Para os judeus, há uma penitenciária indicada com lanchonete de comida kosher aos visitantes. Estrangeiros? Aquelas com agentes de imigração no mesmo local irão facilitar os trâmites da saída. Jovem e ativo? Provavelmente uma prisão que ofereça mais opções de atividade, como quadras de tênis, será a indicada.

Um dos nomes mais cobiçados entre os acusados nos Estados Unidos é o do criminologista Joel Sickler, fundador da empresa Justice Advocacy Group, que é especialista no assunto e trabalha com consultoria privada há cerca de 15 anos. Sickler foi responsável por recomendar que José Maria Marin, ex-presidente da CBF, fosse para a penitenciária de Allenwood, no Estado da Pensilvânia.

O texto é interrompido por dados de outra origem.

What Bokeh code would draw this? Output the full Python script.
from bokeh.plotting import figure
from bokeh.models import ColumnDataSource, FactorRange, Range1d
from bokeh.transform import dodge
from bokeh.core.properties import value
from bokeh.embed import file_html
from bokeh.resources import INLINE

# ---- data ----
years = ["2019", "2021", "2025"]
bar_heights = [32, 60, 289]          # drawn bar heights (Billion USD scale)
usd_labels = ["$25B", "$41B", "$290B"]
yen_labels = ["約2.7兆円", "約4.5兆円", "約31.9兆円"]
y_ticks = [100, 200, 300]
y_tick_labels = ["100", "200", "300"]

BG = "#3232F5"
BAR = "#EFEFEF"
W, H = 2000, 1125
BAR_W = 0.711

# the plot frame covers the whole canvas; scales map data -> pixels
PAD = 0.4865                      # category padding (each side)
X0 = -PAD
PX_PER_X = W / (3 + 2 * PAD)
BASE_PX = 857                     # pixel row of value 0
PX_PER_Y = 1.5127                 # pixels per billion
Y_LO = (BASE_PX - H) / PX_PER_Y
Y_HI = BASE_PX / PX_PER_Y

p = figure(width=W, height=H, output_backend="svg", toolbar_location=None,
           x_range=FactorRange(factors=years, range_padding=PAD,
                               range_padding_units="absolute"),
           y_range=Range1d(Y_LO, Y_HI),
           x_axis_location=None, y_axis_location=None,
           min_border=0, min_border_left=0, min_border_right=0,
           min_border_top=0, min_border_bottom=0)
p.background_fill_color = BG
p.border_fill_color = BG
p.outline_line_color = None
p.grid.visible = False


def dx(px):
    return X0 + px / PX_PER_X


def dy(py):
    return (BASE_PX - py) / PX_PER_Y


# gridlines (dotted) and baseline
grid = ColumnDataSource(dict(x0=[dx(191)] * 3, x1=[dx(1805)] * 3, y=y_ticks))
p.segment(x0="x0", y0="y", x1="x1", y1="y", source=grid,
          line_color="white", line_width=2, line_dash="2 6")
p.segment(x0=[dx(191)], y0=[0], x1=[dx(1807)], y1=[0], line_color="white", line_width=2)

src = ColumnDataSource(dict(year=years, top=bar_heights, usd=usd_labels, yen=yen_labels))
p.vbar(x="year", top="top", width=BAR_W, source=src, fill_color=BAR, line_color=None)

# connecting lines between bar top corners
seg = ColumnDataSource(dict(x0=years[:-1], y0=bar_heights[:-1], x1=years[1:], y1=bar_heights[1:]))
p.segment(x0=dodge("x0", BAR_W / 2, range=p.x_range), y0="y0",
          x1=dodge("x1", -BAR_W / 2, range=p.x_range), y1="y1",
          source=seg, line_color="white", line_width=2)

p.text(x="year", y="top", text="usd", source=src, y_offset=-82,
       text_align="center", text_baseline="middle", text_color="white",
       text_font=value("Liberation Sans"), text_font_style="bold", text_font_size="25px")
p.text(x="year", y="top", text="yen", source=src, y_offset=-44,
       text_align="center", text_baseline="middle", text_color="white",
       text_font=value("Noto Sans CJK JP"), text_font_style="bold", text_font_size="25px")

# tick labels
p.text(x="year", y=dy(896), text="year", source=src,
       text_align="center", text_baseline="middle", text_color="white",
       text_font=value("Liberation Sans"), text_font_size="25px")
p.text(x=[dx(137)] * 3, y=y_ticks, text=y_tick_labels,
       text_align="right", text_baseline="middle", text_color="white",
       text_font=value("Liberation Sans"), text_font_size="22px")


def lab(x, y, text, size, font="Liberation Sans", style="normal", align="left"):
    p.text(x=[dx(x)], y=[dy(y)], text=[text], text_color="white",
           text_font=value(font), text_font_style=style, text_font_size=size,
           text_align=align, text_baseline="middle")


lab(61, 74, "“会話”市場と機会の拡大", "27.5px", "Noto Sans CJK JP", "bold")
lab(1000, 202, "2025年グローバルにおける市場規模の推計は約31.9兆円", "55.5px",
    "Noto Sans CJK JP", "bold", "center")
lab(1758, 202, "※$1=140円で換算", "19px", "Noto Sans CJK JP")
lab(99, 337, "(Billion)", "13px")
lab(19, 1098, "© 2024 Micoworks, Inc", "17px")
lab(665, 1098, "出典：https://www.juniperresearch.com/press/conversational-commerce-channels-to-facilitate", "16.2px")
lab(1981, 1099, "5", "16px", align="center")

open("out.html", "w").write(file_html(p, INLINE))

Allenwood recebe estrangeiros sentenciados por colarinho branco, por ser uma das penitenciárias que possui um programa em parceria com o departamento responsável por imigração nos EUA. Há agentes de imigração na penitenciária, o que permite que os presos estrangeiros realizem o procedimento burocrático de deportação no local. Isso evita que estrangeiros que precisarem ser deportados após o cumprimento da pena, como Marin, ainda passem semanas ou meses nos centros provisórios de detenção de imigrantes, conhecidos pelas condições precárias.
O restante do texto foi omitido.